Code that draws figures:
■ ■ ■ ■

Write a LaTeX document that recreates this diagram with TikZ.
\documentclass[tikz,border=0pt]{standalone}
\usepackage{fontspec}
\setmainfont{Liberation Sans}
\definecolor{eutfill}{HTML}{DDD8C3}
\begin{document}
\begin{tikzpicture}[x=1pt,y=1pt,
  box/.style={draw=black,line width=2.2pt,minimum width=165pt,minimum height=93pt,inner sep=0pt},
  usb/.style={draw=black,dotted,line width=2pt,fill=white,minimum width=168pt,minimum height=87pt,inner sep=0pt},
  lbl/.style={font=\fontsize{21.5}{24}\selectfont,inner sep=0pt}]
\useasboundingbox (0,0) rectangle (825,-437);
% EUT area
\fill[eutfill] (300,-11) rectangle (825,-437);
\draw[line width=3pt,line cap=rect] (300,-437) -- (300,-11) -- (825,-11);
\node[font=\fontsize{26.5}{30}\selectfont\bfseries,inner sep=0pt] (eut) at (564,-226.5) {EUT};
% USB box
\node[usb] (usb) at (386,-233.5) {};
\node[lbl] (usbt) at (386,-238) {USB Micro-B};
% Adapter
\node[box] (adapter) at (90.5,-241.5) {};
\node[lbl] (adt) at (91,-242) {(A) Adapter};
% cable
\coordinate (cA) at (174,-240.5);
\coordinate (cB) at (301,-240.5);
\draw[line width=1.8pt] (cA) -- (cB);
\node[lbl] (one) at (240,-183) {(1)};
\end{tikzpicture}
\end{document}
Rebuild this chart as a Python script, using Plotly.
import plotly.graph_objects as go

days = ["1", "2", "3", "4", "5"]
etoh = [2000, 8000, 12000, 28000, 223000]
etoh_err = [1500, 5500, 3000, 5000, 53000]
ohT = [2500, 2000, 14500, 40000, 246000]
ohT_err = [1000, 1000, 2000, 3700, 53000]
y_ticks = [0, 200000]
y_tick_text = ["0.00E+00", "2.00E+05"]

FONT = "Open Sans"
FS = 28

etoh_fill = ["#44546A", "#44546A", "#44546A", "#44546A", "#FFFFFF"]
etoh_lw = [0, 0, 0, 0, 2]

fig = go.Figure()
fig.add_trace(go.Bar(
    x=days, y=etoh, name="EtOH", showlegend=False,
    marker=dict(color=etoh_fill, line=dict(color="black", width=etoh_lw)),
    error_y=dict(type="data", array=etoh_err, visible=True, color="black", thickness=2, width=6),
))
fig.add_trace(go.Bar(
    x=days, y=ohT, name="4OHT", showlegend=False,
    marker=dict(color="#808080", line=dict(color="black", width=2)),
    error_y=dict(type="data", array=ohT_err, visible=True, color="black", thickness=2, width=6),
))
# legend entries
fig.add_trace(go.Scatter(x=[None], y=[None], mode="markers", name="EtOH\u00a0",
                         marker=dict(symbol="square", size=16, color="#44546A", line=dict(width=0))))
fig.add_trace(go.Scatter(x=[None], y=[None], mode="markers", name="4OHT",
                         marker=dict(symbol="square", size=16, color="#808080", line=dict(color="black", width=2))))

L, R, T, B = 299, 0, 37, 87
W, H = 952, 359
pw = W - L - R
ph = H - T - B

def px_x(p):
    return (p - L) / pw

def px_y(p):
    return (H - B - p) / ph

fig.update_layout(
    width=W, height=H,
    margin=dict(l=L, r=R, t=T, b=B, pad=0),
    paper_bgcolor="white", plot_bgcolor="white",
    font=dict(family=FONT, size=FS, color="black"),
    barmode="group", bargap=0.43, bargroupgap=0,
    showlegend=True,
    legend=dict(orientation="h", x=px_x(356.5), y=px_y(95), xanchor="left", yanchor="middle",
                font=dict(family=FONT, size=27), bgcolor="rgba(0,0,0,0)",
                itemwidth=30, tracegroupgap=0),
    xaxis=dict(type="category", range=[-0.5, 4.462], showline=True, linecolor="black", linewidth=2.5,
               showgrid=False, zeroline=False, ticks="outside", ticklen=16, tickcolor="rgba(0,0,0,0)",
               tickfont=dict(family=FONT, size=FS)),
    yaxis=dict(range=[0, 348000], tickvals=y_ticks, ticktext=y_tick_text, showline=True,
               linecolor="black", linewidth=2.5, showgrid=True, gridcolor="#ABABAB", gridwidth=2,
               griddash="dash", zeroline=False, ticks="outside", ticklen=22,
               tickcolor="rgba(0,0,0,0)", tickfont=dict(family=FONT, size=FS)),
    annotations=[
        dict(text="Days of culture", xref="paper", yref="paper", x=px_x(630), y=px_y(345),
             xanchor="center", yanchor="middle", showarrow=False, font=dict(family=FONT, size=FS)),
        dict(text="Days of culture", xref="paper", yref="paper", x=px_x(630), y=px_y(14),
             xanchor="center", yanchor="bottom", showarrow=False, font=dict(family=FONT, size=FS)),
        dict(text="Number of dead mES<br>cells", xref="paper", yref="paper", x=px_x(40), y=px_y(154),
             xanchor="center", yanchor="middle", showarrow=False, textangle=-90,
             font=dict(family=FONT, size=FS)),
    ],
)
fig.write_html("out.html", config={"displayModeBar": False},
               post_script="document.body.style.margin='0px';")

■ ■ ■ ■

*What you need to do*.
Every line above should be written out again exactly as it stands.

*Full response*.
Write a LaTeX document that recreates this diagram with TikZ.
\documentclass[tikz,border=0pt]{standalone}
\usepackage{fontspec}
\setmainfont{Liberation Sans}
\definecolor{eutfill}{HTML}{DDD8C3}
\begin{document}
\begin{tikzpicture}[x=1pt,y=1pt,
  box/.style={draw=black,line width=2.2pt,minimum width=165pt,minimum height=93pt,inner sep=0pt},
  usb/.style={draw=black,dotted,line width=2pt,fill=white,minimum width=168pt,minimum height=87pt,inner sep=0pt},
  lbl/.style={font=\fontsize{21.5}{24}\selectfont,inner sep=0pt}]
\useasboundingbox (0,0) rectangle (825,-437);
% EUT area
\fill[eutfill] (300,-11) rectangle (825,-437);
\draw[line width=3pt,line cap=rect] (300,-437) -- (300,-11) -- (825,-11);
\node[font=\fontsize{26.5}{30}\selectfont\bfseries,inner sep=0pt] (eut) at (564,-226.5) {EUT};
% USB box
\node[usb] (usb) at (386,-233.5) {};
\node[lbl] (usbt) at (386,-238) {USB Micro-B};
% Adapter
\node[box] (adapter) at (90.5,-241.5) {};
\node[lbl] (adt) at (91,-242) {(A) Adapter};
% cable
\coordinate (cA) at (174,-240.5);
\coordinate (cB) at (301,-240.5);
\draw[line width=1.8pt] (cA) -- (cB);
\node[lbl] (one) at (240,-183) {(1)};
\end{tikzpicture}
\end{document}
Rebuild this chart as a Python script, using Plotly.
import plotly.graph_objects as go

days = ["1", "2", "3", "4", "5"]
etoh = [2000, 8000, 12000, 28000, 223000]
etoh_err = [1500, 5500, 3000, 5000, 53000]
ohT = [2500, 2000, 14500, 40000, 246000]
ohT_err = [1000, 1000, 2000, 3700, 53000]
y_ticks = [0, 200000]
y_tick_text = ["0.00E+00", "2.00E+05"]

FONT = "Open Sans"
FS = 28

etoh_fill = ["#44546A", "#44546A", "#44546A", "#44546A", "#FFFFFF"]
etoh_lw = [0, 0, 0, 0, 2]

fig = go.Figure()
fig.add_trace(go.Bar(
    x=days, y=etoh, name="EtOH", showlegend=False,
    marker=dict(color=etoh_fill, line=dict(color="black", width=etoh_lw)),
    error_y=dict(type="data", array=etoh_err, visible=True, color="black", thickness=2, width=6),
))
fig.add_trace(go.Bar(
    x=days, y=ohT, name="4OHT", showlegend=False,
    marker=dict(color="#808080", line=dict(color="black", width=2)),
    error_y=dict(type="data", array=ohT_err, visible=True, color="black", thickness=2, width=6),
))
# legend entries
fig.add_trace(go.Scatter(x=[None], y=[None], mode="markers", name="EtOH\u00a0",
                         marker=dict(symbol="square", size=16, color="#44546A", line=dict(width=0))))
fig.add_trace(go.Scatter(x=[None], y=[None], mode="markers", name="4OHT",
                         marker=dict(symbol="square", size=16, color="#808080", line=dict(color="black", width=2))))

L, R, T, B = 299, 0, 37, 87
W, H = 952, 359
pw = W - L - R
ph = H - T - B

def px_x(p):
    return (p - L) / pw

def px_y(p):
    return (H - B - p) / ph

fig.update_layout(
    width=W, height=H,
    margin=dict(l=L, r=R, t=T, b=B, pad=0),
    paper_bgcolor="white", plot_bgcolor="white",
    font=dict(family=FONT, size=FS, color="black"),
    barmode="group", bargap=0.43, bargroupgap=0,
    showlegend=True,
    legend=dict(orientation="h", x=px_x(356.5), y=px_y(95), xanchor="left", yanchor="middle",
                font=dict(family=FONT, size=27), bgcolor="rgba(0,0,0,0)",
                itemwidth=30, tracegroupgap=0),
    xaxis=dict(type="category", range=[-0.5, 4.462], showline=True, linecolor="black", linewidth=2.5,
               showgrid=False, zeroline=False, ticks="outside", ticklen=16, tickcolor="rgba(0,0,0,0)",
               tickfont=dict(family=FONT, size=FS)),
    yaxis=dict(range=[0, 348000], tickvals=y_ticks, ticktext=y_tick_text, showline=True,
               linecolor="black", linewidth=2.5, showgrid=True, gridcolor="#ABABAB", gridwidth=2,
               griddash="dash", zeroline=False, ticks="outside", ticklen=22,
               tickcolor="rgba(0,0,0,0)", tickfont=dict(family=FONT, size=FS)),
    annotations=[
        dict(text="Days of culture", xref="paper", yref="paper", x=px_x(630), y=px_y(345),
             xanchor="center", yanchor="middle", showarrow=False, font=dict(family=FONT, size=FS)),
        dict(text="Days of culture", xref="paper", yref="paper", x=px_x(630), y=px_y(14),
             xanchor="center", yanchor="bottom", showarrow=False, font=dict(family=FONT, size=FS)),
        dict(text="Number of dead mES<br>cells", xref="paper", yref="paper", x=px_x(40), y=px_y(154),
             xanchor="center", yanchor="middle", showarrow=False, textangle=-90,
             font=dict(family=FONT, size=FS)),
    ],
)
fig.write_html("out.html", config={"displayModeBar": False},
               post_script="document.body.style.margin='0px';")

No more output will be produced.